> [Task instructions]: Take the lines of the data below from the very first through the line containing "import * as" and output them exactly, pictures excluded.

> [Data extract]:

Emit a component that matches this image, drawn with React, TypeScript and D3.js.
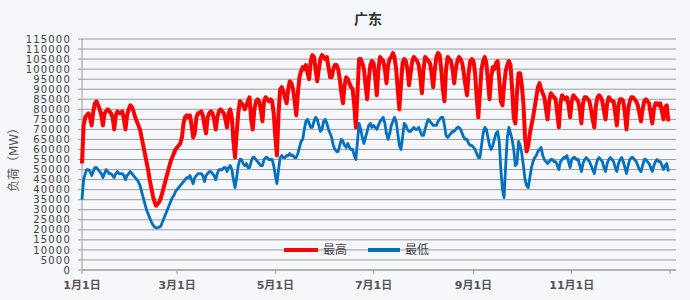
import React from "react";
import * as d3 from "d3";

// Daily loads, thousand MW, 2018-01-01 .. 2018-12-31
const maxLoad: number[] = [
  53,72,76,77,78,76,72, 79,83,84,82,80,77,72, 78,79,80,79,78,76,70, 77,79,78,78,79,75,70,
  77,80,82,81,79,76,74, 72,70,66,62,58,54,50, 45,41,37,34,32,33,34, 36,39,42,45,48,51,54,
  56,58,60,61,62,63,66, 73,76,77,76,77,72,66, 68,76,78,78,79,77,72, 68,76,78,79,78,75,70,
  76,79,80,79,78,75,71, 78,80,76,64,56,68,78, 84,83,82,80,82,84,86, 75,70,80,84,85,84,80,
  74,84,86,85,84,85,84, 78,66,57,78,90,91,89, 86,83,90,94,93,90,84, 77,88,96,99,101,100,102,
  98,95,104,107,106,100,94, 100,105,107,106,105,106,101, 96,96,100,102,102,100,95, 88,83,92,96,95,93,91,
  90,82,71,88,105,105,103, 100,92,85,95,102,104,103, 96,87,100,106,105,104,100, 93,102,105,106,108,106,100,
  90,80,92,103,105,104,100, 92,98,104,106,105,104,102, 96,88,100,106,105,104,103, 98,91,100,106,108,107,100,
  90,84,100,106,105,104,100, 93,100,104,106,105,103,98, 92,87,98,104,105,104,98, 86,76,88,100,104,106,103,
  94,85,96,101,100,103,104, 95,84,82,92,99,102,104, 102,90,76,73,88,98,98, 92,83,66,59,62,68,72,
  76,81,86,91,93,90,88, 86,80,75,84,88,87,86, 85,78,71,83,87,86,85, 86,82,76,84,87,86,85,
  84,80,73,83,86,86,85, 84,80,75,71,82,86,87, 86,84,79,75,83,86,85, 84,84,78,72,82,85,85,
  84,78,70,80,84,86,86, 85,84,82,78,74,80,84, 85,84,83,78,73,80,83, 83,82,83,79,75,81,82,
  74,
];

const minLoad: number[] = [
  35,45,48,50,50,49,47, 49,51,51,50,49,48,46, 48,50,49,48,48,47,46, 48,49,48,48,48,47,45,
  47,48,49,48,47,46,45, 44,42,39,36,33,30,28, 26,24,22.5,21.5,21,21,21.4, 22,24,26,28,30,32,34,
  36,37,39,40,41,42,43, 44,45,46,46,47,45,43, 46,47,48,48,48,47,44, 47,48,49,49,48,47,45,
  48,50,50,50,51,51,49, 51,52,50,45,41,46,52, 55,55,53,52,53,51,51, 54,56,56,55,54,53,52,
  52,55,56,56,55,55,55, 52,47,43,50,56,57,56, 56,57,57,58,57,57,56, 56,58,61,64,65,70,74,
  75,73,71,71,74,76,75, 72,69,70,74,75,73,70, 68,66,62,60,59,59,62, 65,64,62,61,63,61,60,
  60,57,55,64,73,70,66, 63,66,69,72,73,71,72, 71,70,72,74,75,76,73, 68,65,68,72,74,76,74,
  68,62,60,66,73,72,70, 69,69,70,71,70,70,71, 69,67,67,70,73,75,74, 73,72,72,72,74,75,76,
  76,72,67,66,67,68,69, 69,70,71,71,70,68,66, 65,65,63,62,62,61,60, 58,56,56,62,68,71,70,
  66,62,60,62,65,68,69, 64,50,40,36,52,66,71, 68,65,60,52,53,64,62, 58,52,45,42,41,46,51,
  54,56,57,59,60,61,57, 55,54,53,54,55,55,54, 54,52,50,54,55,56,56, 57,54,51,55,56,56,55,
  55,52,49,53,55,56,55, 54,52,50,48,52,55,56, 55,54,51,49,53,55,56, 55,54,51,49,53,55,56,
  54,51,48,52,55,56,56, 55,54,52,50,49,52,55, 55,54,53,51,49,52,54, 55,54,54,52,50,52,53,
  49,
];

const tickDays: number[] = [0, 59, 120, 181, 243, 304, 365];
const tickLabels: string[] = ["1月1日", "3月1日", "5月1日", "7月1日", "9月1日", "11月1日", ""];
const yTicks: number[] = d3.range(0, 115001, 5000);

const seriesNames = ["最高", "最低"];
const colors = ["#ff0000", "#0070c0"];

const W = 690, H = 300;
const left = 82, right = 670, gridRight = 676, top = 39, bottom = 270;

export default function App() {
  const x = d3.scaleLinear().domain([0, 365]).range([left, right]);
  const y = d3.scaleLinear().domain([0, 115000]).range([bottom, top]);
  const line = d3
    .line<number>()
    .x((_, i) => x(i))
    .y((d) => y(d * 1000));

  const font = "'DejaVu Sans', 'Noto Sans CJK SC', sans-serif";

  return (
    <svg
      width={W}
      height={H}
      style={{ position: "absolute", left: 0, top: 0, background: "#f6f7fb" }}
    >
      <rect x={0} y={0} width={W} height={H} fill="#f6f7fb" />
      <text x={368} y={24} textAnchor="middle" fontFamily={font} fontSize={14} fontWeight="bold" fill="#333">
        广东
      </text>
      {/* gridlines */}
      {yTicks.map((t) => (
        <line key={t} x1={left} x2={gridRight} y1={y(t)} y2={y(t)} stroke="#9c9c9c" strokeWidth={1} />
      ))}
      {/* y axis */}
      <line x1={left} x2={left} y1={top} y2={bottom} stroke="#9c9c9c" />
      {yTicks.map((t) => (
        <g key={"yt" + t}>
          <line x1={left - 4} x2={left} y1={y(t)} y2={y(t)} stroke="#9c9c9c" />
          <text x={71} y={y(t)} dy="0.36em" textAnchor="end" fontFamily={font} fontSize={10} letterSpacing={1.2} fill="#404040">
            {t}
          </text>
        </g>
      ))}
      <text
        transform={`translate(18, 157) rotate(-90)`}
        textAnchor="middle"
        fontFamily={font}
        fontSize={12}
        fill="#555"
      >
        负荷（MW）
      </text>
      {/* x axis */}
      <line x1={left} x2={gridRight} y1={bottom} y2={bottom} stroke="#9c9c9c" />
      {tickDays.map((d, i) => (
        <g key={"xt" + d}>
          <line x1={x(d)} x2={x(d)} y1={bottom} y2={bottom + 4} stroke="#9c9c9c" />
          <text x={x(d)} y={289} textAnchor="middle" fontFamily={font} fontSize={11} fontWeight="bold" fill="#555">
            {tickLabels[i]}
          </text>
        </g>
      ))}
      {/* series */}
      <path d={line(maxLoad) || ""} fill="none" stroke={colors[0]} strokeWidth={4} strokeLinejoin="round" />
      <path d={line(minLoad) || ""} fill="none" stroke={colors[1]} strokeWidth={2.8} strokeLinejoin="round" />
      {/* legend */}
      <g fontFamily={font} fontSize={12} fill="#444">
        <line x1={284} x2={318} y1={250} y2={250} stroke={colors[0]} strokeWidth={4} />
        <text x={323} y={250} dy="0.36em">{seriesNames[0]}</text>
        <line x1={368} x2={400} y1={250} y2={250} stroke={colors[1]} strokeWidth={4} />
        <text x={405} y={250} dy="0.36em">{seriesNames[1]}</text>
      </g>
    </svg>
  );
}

> [Solved exercise]:
Emit a component that matches this image, drawn with React, TypeScript and D3.js.
import React from "react";
import * as d3 from "d3";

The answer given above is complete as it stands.